Photocatalytic Reduction of Bicarbonate to Formic Acid Using Hierarchical ZnO Nanostructures

Zinc oxide (ZnO) is an earth abundant, nontoxic, and low-cost material that has been used widely for photocatalytic water splitting, gas sensing, and dye degradation. In this study, several ZnO structures were tested for the photochemical reduction of bicarbonate to formic acid, an intermediate to methanol, a high-octane-number fuel with higher energy density than compressed hydrogen. The different ZnO morphologies studied included micron- and nanoparticulate ZnO, rods, wires, belts, and flowers.

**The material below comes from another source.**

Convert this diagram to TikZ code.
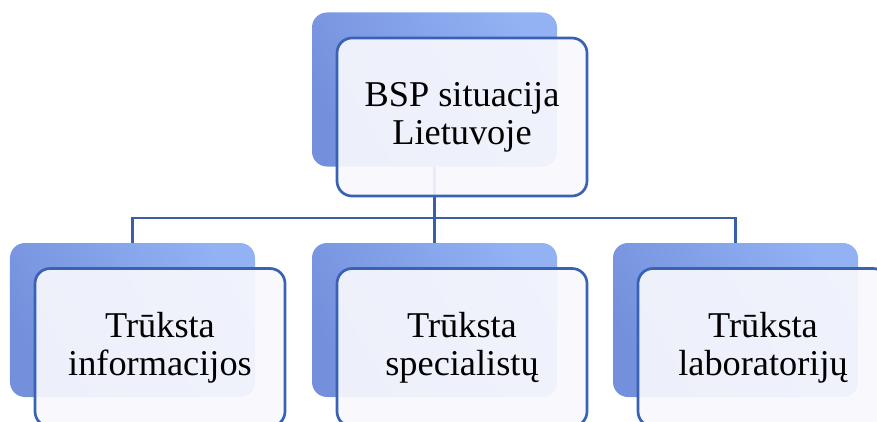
\documentclass[tikz,border=0pt]{standalone}
\usepackage{fontspec}
\setmainfont{Liberation Serif}
\definecolor{bklight}{RGB}{146,178,244}
\definecolor{bkdark}{RGB}{116,144,220}
\definecolor{bxfill}{RGB}{248,248,253}
\definecolor{bxline}{RGB}{58,98,180}
\definecolor{lnblue}{RGB}{60,94,168}

\begin{document}
\begin{tikzpicture}[x=0.03cm, y=-0.03cm,
  backbox/.style = {shape=rectangle, rounded corners=0.45cm,
    minimum width=7.35cm, minimum height=4.62cm,
    top color=bklight, bottom color=bkdark, shading angle=-60},
  frontbox/.style = {shape=rectangle, rounded corners=0.45cm,
    draw=bxline, line width=2.3pt, fill=bxfill, fill opacity=0.92,
    text opacity=1, align=center,
    minimum width=7.5cm, minimum height=4.74cm,
    font=\fontsize{31}{32.4}\selectfont,
    xshift=0.825cm, yshift=-0.825cm},
  conn/.style = {draw=lnblue, line width=2.3pt}]
  \useasboundingbox (0,0) rectangle (877,421);
  \clip (0,0) rectangle (877,421);
  \node[backbox] (top) at (434.5,89.5) {};
  \node[backbox] (info) at (132.5,320) {};
  \node[backbox] (spec) at (434.5,320) {};
  \node[backbox] (lab) at (735.5,320) {};
  \coordinate (fork) at (434.5,218);
  \draw[conn] (top.south) -- (fork);
  \draw[conn] (fork) -| (info.north);
  \draw[conn] (fork) -- (spec.north);
  \draw[conn] (fork) -| (lab.north);
  \node[frontbox] (topf) at (top) {BSP situacija\\Lietuvoje};
  \node[frontbox] (infof) at (info) {Trūksta\\informacijos};
  \node[frontbox] (specf) at (spec) {Trūksta\\specialistų};
  \node[frontbox] (labf) at (lab) {Trūksta\\laboratorijų};
\end{tikzpicture}
\end{document}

ZnO was also synthesized from the direct calcination of zinc acetate, which provided a cheap and large-scale synthesis method to produce ZnO. The photocatalytic efficiency of the synthesized ZnO was compared to commercial micron- and nanoparticulate ZnO, and was proven to be just as efficient. ZnO flowers, possessing the largest surface area of 12.9 m2/g, were found to be the most efficient reaching an apparent quantum efficiency (AQE) of 10.04 ± 0.09%, with a superior performance over commercial TiO2 (P25), a benchmark photocatalyst. This is the first study to compare different shapes and sizes of ZnO for bicarbonate reduction in an aqueous system with excellent photocatalytic performance.